Life in the altered States

David Redhead takes a look at how the US design community has fared in the aftermath of the Internet boom and bust

If Hollywood’s TV executives ever set out to make a racy drama set in a Californian design office they couldn’t find a better source of set design ideas than Astro Design’s office in downtown San Francisco. It fulfils almost every surf stereotype you could imagine. Amid the ranks of Macs the studio features a plywood skateboard ramp, a basketball hoop and table football in the mezzanine chill-out area. As for the ‘dudes’, with their baggy surfwear, chinny beards and woolly hats, they couldn’t look more the part if they tried.

The image seems a bit cheesy, but it’s in harmony with Astro’s marketing pitch and for a while it served the company well. In the 1990s Astro prospered as a product designer and stylist for the likes of Nike, Hewlett Packard and Compaq, expanding into three California offices as it traded successfully on a combination of solid design expertise and a sure feel for fashion’s shifting tides.

But today, Astro is a shadow of its glory days’ self, the San Francisco office is the only one left, staff numbers have halved and, until recently, the partners were concerned the company might melt down altogether. And Astro is one of the lucky ones. Since the turn of the millennium, four or five product design businesses which had long been fixtures on the Bay Area scene have hit the rocks.

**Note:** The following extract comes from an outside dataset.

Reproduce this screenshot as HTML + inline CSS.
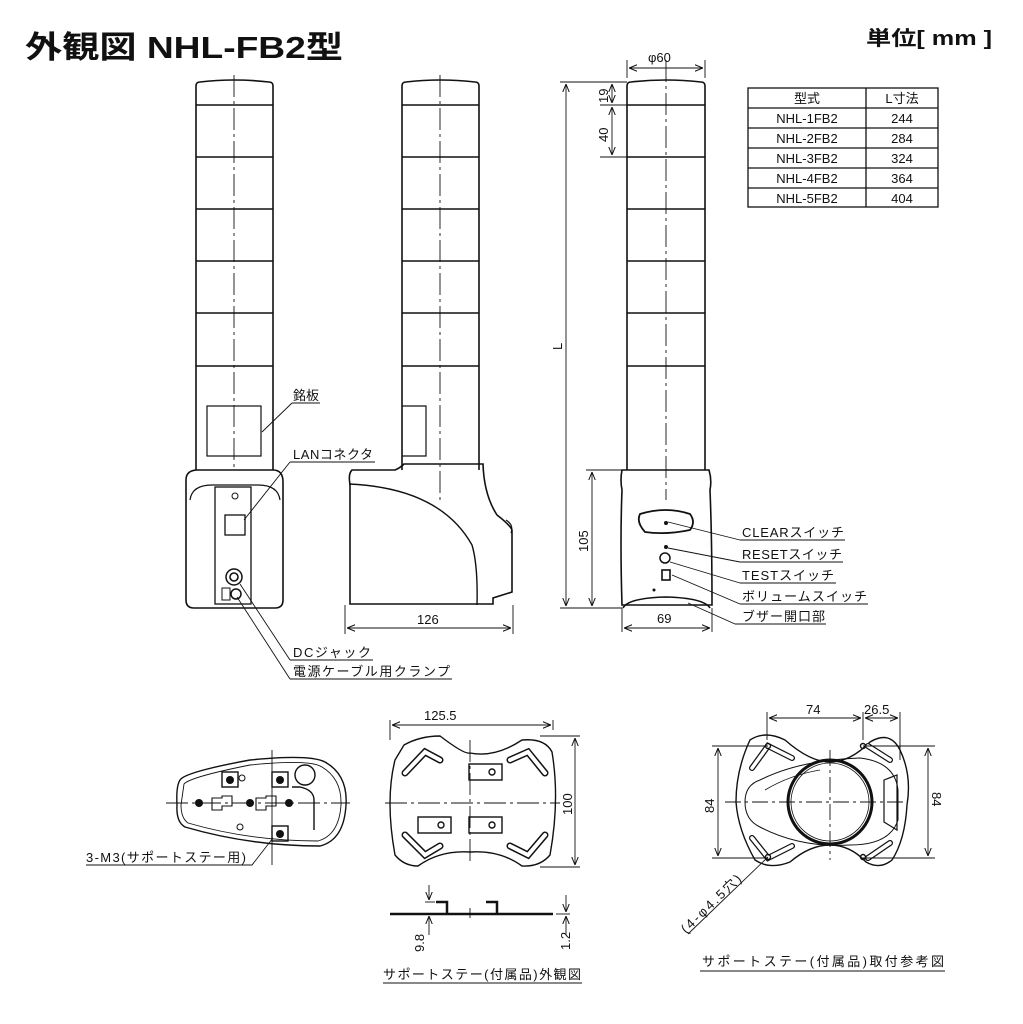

So what went wrong? To a degree California product design was a victim of circumstance. You can gauge the mind-boggling scale of the techno-driven boom and bust that the region experienced at the turn of the millennium by the effect it had on the property market not just in Silicon Valley but in the heart of San Francisco. When the Web bubble burst in summer 2000 and the new generation of Web specialists were swept away, vacancy rates in the city fell from 2 to 30 per cent in a few months. The effect on manufacturing culture was almost as severe. The plug was pulled on new product development all over Silicon Valley and manufacturing growth in the state plummeted from 26 to 1 per cent.

But while the bad luck version of the story is still popular in local Starbucks outlets – local legend has it that Bay Area fast food joints now boast a vast amount of design expertise – in the product design studios of Palo Alto and San Francisco you find a grudging acceptance that hubris also played its part. Product designers are renowned for level-headedness, but wouldn’t be human if they didn’t crave a little bit of the glory that comes of designing an undisputed product classic. And in the boom years when every design studio worth its salt received constant requests to style new, wild and wonderful surfing and communicating devices, it’s clear heads were turned by both the kudos and the cash that might come from creating a new iMac or Palm V.

‘It was hard not to succumb to the hype when every other 20-something had a fast car, a flashy apartment and a harebrained concept for a site selling pet food,’ says Internet design consultant Gita Salomon. ‘Perhaps we’re suckers in San Francisco; the gold rush had the same effect here a century back’. Bob Brunner, head of Pentagram’s San Francisco office, agrees. ‘It was crazy. We couldn’t find people to take jobs as designers, as we weren’t offering a six-figure salary and stock options.’

Three years on, the dust is still settling. California’s economy is still struggling and, with the exception of Apple, product innovators are much cagier than they were. However, West Coast product designers seem to be, gradually, finding a silver lining. With management gurus increasingly preaching the design message, innovation consciousness has reached middle America: the geographical focus for groups like Ideo has shifted from the coast to the heart of the country and from high-tech electronics for inspirational start-ups to more mundane stuff for fmcg giants like Pepsi and Macdonalds.

The no-nonsense spirit of the times may explain local impatience with any trace of indulgence. During my stay I took in a presentation by San Francisco-based product designer Yves Béhar. The Newsonesque work – including an updated Birkenstock collection – seemed inoffensive enough to me, but the Swiss-born designer’s publicity drive seemed to have got up the noses of some of the audience. ‘Can you believe his ego?’, my neighbour asked his friend. ‘Some designers think manufacturers commission products for their entertainment.’ In post-gold rush California, showing off has definitely gone out of style.